Ma qui non c’entra niente. Più correttamente, si potrebbe forse parlare di liberali di sinistra che hanno ovviamente piena dignità, fin dai tempi di Zanardelli, per non dire della frase con cui Valerio Zanone si insediò alla segreteria del Pli nel 1976 collocandolo a sinistra della Dc con scandalo dei minoritari liberali di destra che erano stati peraltro legittimamente alla guida del partito dopo le turbolenze radicali.
Con Giovanni Malagodi che governava sornione teorizzando una libertà nuova per molti versi profetica e che sarebbe oggi da rileggere, che non esitò a prendere scandalosamente le distanze da Margaret Thatcher e Ronald Reagan, o ad avere un battibecco pubblico con Jacques Chirac («Nous le liberaux, vous les conservateurs»). Ma è storia passata, non serve per scegliere una via liberale al Terzo Polo basata addirittura sul diniego del liberalsocialismo.
Nell’ultimo capitolo del suo esamerone, Giannino fa invece molto bene a tracciare con concretezza la strada di una ricostruzione dal basso del fu Terzo Polo, in chiave liberale senza più l’inutile diaspora di mille sigle. Parla di un comitato promotore, di primarie, di congresso aperto. Un metodo che tutte le organizzazioni del centro, a cominciare dalle più grandi (Iv e Azione) dovrebbero seguire, se la lezione dei fatti sulla disunione ha significato qualcosa. Facciano pure i loro congressi, magari Iv promuova un liberale autentico come Luigi Marattin, ma l’ottica dovrà essere della collaborazione tra tutti.
Decidendosi a chiamare con il suo nome – liberale – questo soggetto che Renzi e soprattutto Calenda hanno insistito nel denominare usando molteplici sostantivi tutti faticosi (popolare, repubblicano, radicale, democratico e chissà cos’altro ancora) confondendo le idee a molti. Il primo obiettivo, in termini di tempo e di importanza, è insomma a nostro parere quello di un polo forte di una sua autonomia, distinto e (nella fase fondativa) distante dall’uno o dall’altro di quelli esistenti, che non meritano riabilitazioni.
Per far cosa? Non un centro immobile, di pura testimonianza (così è stato, a ben guardare, nel 2022 e anche nel 2024, errore politico).
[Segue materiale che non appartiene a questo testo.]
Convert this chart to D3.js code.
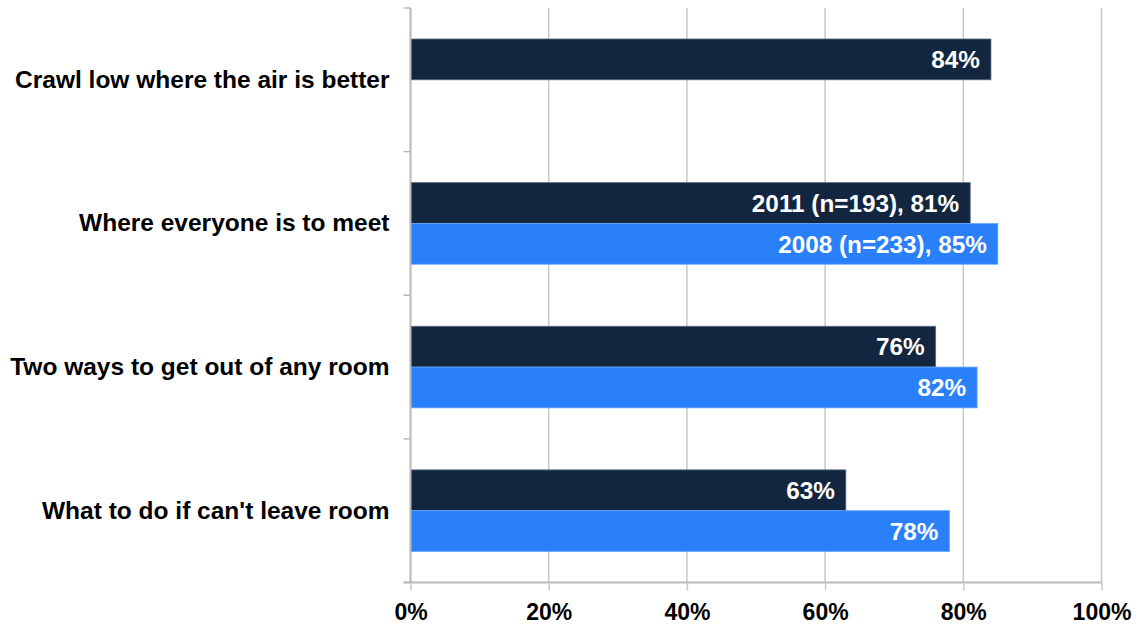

Ma possibilmente un centro originale perché diverso da sempre (non democristiano, per dire), pensante e condizionante, non solo in termini di voti parlamentari per far pendere prima o poi la bilancia dell’alternanza, ma come una specie di benchmarking, un’isola di pensiero europeo dentro un sistema in ritardo nella sua modernizzazione. E quindi capace di proporre, denunciare, tenere rapporti con le parti più vive della globalizzazione, in genere non rappresentate nello sciatto riformismo di Forza Italia o in quello contraddittorio del Pd.
Perché giustamente ciascuno deve fare il proprio mestiere e i due approssimativi poli oggi esistenti ne fanno due diversi. Per fortuna, perché vuol dire che c’è spazio e c’è vita per 1,6 milioni di elettori e tanti altri che potranno prendere coraggio.